Hello @brnaba-aws Sorry for delay response, I tried enabling snapstart and installing the required dependencies only but the issue persists. On detail analysis, this is what I have found.
- Every time the library import takes 2 seconds.
- We have used a custom classifier - where we are using our fine tune model for getting a response - it provides a response in 0.6 to 1 sec of time.
- If no agent is selected - it goes to fallback agent - which is bedrock agent which again takes 2-3 sec. of time
Is there any chance or way to save the time consuming in 1st and 3rd point
Code is attached for reference. multi_agent_orchestrator.zip
Cloudwatch logs also attached for analysis Bot Orchestration Logs.txt
For:
- can you provide a log for more than a single invocation? To see if this time is always there or only on the very first invocation.
- You can't really improve that. Unless you don't use a default agent by setting: USE_DEFAULT_AGENT_IF_NONE_IDENTIFIED=False, Or use another model for the default agent to be a fast one like claude 3 haiku. I see that your bedrock_llm_agent is using Claude Sonnet 3.5, which is slow.

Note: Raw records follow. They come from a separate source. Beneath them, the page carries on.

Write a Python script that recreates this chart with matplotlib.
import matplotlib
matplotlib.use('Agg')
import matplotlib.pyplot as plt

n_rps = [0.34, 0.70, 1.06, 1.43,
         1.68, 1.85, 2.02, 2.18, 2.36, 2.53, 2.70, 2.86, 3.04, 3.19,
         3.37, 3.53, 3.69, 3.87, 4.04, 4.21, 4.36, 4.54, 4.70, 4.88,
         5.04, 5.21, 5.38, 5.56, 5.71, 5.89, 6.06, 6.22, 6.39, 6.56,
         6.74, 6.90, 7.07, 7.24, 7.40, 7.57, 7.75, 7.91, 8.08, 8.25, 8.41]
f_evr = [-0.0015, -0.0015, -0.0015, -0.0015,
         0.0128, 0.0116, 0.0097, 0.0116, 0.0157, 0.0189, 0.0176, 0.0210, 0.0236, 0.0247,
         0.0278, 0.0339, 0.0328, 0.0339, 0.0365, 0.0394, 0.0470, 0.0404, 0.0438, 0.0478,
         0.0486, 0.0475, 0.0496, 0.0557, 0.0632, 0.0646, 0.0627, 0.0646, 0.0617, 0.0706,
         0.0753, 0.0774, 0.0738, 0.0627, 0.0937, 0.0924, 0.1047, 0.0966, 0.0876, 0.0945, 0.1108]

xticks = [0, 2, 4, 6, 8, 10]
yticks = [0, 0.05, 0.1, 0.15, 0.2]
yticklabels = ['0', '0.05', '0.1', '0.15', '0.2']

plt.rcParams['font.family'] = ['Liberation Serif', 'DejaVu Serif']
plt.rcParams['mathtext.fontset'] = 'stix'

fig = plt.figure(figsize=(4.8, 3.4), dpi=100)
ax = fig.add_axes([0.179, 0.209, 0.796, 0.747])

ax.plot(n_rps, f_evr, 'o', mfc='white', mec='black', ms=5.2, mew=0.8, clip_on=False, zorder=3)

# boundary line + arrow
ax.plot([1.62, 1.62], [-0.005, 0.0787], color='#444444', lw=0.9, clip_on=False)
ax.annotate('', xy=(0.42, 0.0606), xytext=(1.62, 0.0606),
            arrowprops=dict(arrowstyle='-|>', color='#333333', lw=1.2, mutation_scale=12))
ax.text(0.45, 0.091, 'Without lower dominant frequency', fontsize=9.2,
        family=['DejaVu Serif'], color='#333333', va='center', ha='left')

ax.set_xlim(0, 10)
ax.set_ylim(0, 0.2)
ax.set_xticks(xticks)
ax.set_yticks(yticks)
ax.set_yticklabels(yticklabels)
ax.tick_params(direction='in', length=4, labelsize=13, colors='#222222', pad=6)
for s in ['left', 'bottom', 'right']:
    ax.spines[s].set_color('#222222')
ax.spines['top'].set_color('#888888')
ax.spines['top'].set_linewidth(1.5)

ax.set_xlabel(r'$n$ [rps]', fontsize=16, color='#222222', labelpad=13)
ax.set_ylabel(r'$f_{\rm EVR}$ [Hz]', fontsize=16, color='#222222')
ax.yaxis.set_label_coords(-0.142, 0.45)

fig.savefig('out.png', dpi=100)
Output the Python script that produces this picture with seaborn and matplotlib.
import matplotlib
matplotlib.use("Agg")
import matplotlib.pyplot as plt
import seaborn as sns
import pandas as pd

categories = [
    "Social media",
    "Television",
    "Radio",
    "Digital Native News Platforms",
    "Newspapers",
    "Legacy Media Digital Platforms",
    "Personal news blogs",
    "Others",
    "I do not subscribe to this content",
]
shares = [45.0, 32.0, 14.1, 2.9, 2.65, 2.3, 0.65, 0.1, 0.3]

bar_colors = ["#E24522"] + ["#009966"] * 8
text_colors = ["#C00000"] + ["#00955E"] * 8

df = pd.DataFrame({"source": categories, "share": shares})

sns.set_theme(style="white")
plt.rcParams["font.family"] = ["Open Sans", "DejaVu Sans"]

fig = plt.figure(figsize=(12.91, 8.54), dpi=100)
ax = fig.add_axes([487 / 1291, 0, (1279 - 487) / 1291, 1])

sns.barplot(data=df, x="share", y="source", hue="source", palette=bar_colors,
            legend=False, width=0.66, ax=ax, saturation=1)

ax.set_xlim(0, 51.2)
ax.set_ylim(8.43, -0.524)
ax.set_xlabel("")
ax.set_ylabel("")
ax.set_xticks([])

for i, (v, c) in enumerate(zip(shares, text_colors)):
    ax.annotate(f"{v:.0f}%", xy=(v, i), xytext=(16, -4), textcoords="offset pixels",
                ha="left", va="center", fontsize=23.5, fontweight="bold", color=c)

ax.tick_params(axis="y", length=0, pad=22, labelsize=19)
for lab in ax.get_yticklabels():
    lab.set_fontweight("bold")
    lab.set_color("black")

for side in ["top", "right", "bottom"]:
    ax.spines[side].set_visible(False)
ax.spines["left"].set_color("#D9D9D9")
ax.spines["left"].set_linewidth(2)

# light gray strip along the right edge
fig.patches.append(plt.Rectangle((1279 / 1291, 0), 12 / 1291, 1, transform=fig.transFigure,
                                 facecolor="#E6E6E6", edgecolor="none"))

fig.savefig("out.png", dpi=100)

@karanakatle , one more thing. I don't think you are using the latest python version since I don't see this try/except with Anthropic: new import method
One thing that I just noticed is the fact that each Lex bot will instantiate a boto3.client('lexv2-runtime', region_name=self.region). We haven't provided a way to reuse a client passed as a parameter. This would help I believe. I'll create an issue, and provide you with a file to test? ok?
Sure @brnaba-aws , thnx for the help.
@karanashokraokatle,
could you please try to use this LexBotAgent? It can accept a client as an option, so you can create a single client and use it across all your lex bot.
example:
lex_client = boto3.client('lexv2-runtime', region_name=os.getenv('AWS_REGION','us-east-1'))

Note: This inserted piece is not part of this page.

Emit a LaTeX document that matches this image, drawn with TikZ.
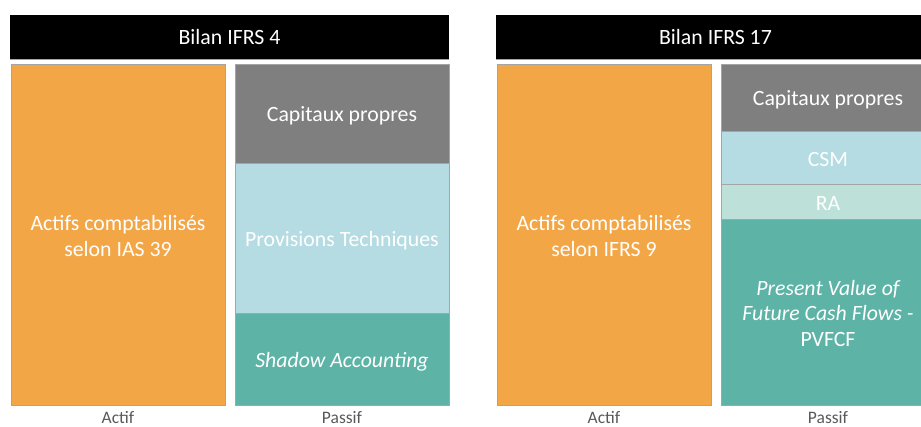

my_agent = LexBotAgent(LexBotAgentOptions(client=lex_client, bot_id = '', bot_alias_id='', locale_id=''))
my_agent_2 = LexBotAgent(LexBotAgentOptions(client=lex_client, bot_id = '', bot_alias_id='', locale_id=''))
from typing import List, Dict, Optional
from dataclasses import dataclass
import boto3
from botocore.exceptions import BotoCoreError, ClientError
from multi_agent_orchestrator.agents import Agent, AgentOptions
from multi_agent_orchestrator.types import ConversationMessage, ParticipantRole
from multi_agent_orchestrator.utils import Logger
import os
from typing import Any
@dataclass
class LexBotAgentOptions(AgentOptions):
bot_id: str = None
bot_alias_id: str = None
locale_id: str = None
client: Optional[Any] = None
class LexBotAgent(Agent):
def __init__(self, options: LexBotAgentOptions):
super().__init__(options)
if (options.region is None):
self.region = os.environ.get("AWS_REGION", 'us-east-1')
else:
self.region = options.region
if options.client:
self.lex_client = options.client
else:
self.lex_client = boto3.client('lexv2-runtime', region_name=self.region)
self.bot_id = options.bot_id
self.bot_alias_id = options.bot_alias_id
self.locale_id = options.locale_id
if not all([self.bot_id, self.bot_alias_id, self.locale_id]):
raise ValueError("bot_id, bot_alias_id, and locale_id are required for LexBotAgent")
async def process_request(self, input_text: str, user_id: str, session_id: str,
chat_history: List[ConversationMessage],
additional_params: Optional[Dict[str, str]] = None) -> ConversationMessage:
try:
params = {
'botId': self.bot_id,
'botAliasId': self.bot_alias_id,
'localeId': self.locale_id,
'sessionId': session_id,
'text': input_text,
'sessionState': {} # You might want to maintain session state if needed
}
response = self.lex_client.recognize_text(**params)
concatenated_content = ' '.join(
message.get('content', '') for message in response.get('messages', [])
if message.get('content')
)
return ConversationMessage(
role=ParticipantRole.ASSISTANT.value,
content=[{"text": concatenated_content or "No response from Lex bot."}]
)
except (BotoCoreError, ClientError) as error:
Logger.error(f"Error processing request: {str(error)}")
raise error
@karanakatle , We haven't heard from you in a while. Can we close this?
Closing this issue due to inactivity. Please feel free to reopen if you'd like to continue the discussion.